I have been planning on writing a blog post about some of the the cool things my kiddos have learned in school this year, and of course, I wanted to throw in a thing or two that I learned myself, but instead, I am totally calling myself out on some seriously impatient teaching. Sometimes my kindergarten student knows more about her school work than I do. Seriously. In short, I have learned to listen, ask, wait, consider, and be open before I start judging, critiquing, or correcting. And the sad thing is, that seems like a pretty basic concept to me, something I thought I knew, but, ya know, I found myself to be quite the rashly critiquing Mama on several occasions, only to find out I should have waited to understand what my kid was working with. My most recent lesson on judging my children’s effort quickly and poorly?…

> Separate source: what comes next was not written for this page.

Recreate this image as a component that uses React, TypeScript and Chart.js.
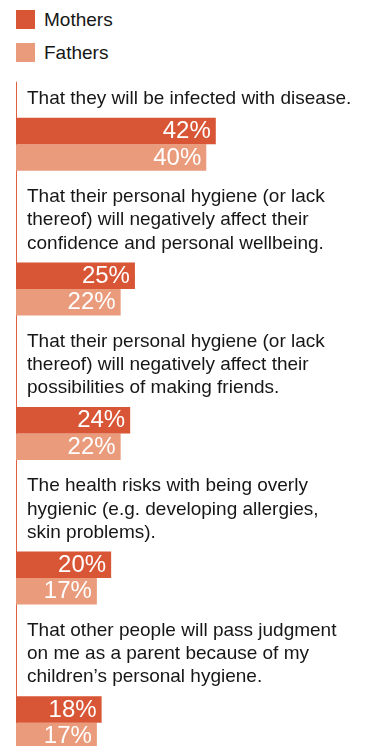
import React, { useEffect, useRef } from "react";
import { Chart, registerables } from "chart.js";

Chart.register(...registerables);

// ---- data ----
const categories: string[][] = [
  ["That they will be infected with disease."],
  [
    "That their personal hygiene (or lack",
    "thereof) will negatively affect their",
    "confidence and personal wellbeing.",
  ],
  [
    "That their personal hygiene (or lack",
    "thereof) will negatively affect their",
    "possibilities of making friends.",
  ],
  [
    "The health risks with being overly",
    "hygienic (e.g. developing allergies,",
    "skin problems).",
  ],
  [
    "That other people will pass judgment",
    "on me as a parent because of my",
    "children’s personal hygiene.",
  ],
];
const seriesNames = ["Mothers", "Fathers"];
const mothers = [42, 25, 24, 20, 18];
const fathers = [40, 22, 22, 17, 17];

// ---- styles ----
const seriesColors = ["#D85535", "#E99B7C"];
const axisColor = "#E0603F";
const textColor = "#161616";
const FONT = "'Liberation Sans', Arial, Helvetica, sans-serif";
const LABEL_GAP = 19;
const LINE_H = 23.3;

function labelLineY(bar: any, n: number, j: number) {
  const top = bar.y - bar.height / 2;
  return top - LABEL_GAP - (n - 1 - j) * LINE_H;
}

const labelPlugin = {
  id: "catLabels",
  beforeDatasetsDraw(chart: any) {
    // axis line: starts just above the first category label
    const ctx = chart.ctx as CanvasRenderingContext2D;
    const meta0 = chart.getDatasetMeta(0);
    const first = meta0.data[0] as any;
    const n0 = (chart.data.labels[0] as string[]).length;
    const yStart = labelLineY(first, n0, 0) - 17;
    const x = Math.round(chart.chartArea.left) + 0.5;
    ctx.save();
    ctx.strokeStyle = axisColor;
    ctx.lineWidth = 1;
    ctx.beginPath();
    ctx.moveTo(x, yStart);
    ctx.lineTo(x, chart.chartArea.bottom);
    ctx.stroke();
    ctx.restore();
  },
  afterDatasetsDraw(chart: any) {
    const ctx = chart.ctx as CanvasRenderingContext2D;
    const meta0 = chart.getDatasetMeta(0);
    const left = chart.chartArea.left;
    ctx.save();
    // category labels above bars
    ctx.font = `19px ${FONT}`;
    ctx.fillStyle = textColor;
    ctx.textAlign = "left";
    ctx.textBaseline = "middle";
    (chart.data.labels as string[][]).forEach((lines, i) => {
      const bar = meta0.data[i] as any;
      const n = lines.length;
      lines.forEach((line, j) => {
        ctx.fillText(line, left + 11, labelLineY(bar, n, j));
      });
    });
    // values inside bars
    ctx.font = `24px ${FONT}`;
    ctx.fillStyle = "#ffffff";
    ctx.textAlign = "right";
    chart.data.datasets.forEach((ds: any, di: number) => {
      const meta = chart.getDatasetMeta(di);
      meta.data.forEach((el: any, i: number) => {
        ctx.fillText(`${ds.data[i]}%`, el.x - 5, el.y + 0.5);
      });
    });
    ctx.restore();
  },
};

export default function App() {
  const ref = useRef<HTMLCanvasElement>(null);

  useEffect(() => {
    if (!ref.current) return;
    const chart = new Chart(ref.current, {
      type: "bar",
      data: {
        labels: categories as any,
        datasets: [
          {
            label: seriesNames[0],
            data: mothers,
            backgroundColor: seriesColors[0],
            borderWidth: 0,
            categoryPercentage: 0.3668,
            barPercentage: 1,
          },
          {
            label: seriesNames[1],
            data: fathers,
            backgroundColor: seriesColors[1],
            borderWidth: 0,
            categoryPercentage: 0.3668,
            barPercentage: 1,
          },
        ],
      },
      options: {
        animation: false,
        responsive: true,
        maintainAspectRatio: false,
        devicePixelRatio: 1,
        indexAxis: "y",
        layout: { padding: { left: 8, right: 10, top: 0, bottom: 0 } },
        plugins: {
          legend: { display: false },
          tooltip: { enabled: false },
        },
        scales: {
          x: { display: false, min: 0, max: 70 },
          y: {
            display: true,
            ticks: { display: false },
            grid: { display: false, drawTicks: false },
            border: { display: false },
          },
        },
      },
      plugins: [labelPlugin],
    } as any);
    return () => chart.destroy();
  }, []);

  return (
    <div style={{ fontFamily: FONT }}>
      <div
        style={{
          height: 64,
          paddingLeft: 8,
          paddingTop: 2,
          boxSizing: "border-box",
        }}
      >
        {seriesNames.map((n, i) => (
          <div
            key={n}
            style={{
              display: "flex",
              alignItems: "center",
              height: 19,
              marginBottom: 14,
            }}
          >
            <span
              style={{
                display: "inline-block",
                width: 19,
                height: 19,
                background: seriesColors[i],
                marginRight: 9,
              }}
            />
            <span style={{ fontSize: 19, lineHeight: "19px", color: textColor }}>
              {n}
            </span>
          </div>
        ))}
      </div>
      <div style={{ position: "relative", height: 723 }}>
        <canvas ref={ref} />
      </div>
    </div>
  );
}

Our favorite reading and writing lesson around here is to work with comprehending, copying, and narrating living books. So, my kindergarten student was copying a quote from her favorite scene in The Lion, the Witch, and the Wardrobe by C.S. Lewis and drawing a picture of what she thought that scene might look like. I walked away from her for a few minutes, then came back to see an odd drawing swirled and scratched onto her page.
Well, I was pretty frustrated and disappointed. This was her writing journal, not some loose piece of scratch paper. This could not be erased and redone for goodness sake! (Well, it could have been redone, but you know, I was dramatic Mama in that moment…) I took a deep breath while contemplating my first words, trying to decide if I believed her main struggle there to be laziness, impatience to complete her work carefully, or indifference, but thankfully, before I began a lecture of some sort, I found some small piece of motherly wisdom hidden somewhere behind my frazzled imperfection and asked her about her drawing, (of course I was thinking that maybe she could see the error of her own ways without me pointing out that she wasn’t even thinking about or caring about her work). And then, the little amazing creation of a kid says to me, “It’s abstract art. So you can’t understand what I was doing, but I can because I’m the artist, so I’ll explain it to you.” And then she continues on with an explanation of every little detail in the picture and why she made it a certain way and what it made her imagine and think. Okay, so wow. Taught me a lesson to always assume a student is lazy or indifferent just because the assignment was not completed exactly how I thought it would be. She followed all directions. She had a good attitude, and she even applied her last art lesson to her reading lesson, which is always cool to see subject lines crossed. And ya know, for all the doubters and funny people out there, maybe, just maybe she did speed through the assignment and then came up with a quick response later on, which was actually true and applicable. Well? Either way….planned or unplanned, I am totally impressed with this abstract illustration and the explaination I received. And with my attitude?…I was totally unimpressed. Yet, I know there is another day, and I know that I learned something from my child that day and look forward to applying a wait and see method more often than not with my children’s education in the future. I’m so glad she was in a situation that day which gave her the time and opportunity to explain to me that sometimes I don’t understand everything and need to have it explained to me by the artist herself.
Honey, I want to say to her, that’s just like my parenting; it doesn’t always seem to make sense, but I”ll do my best to explain it to you. I think I’ll store that example away for our next stormy day.:)
And thank you to my kids’ fabulous art teachers for opening up a world of creativity to them! They are listening and retaining. Great work!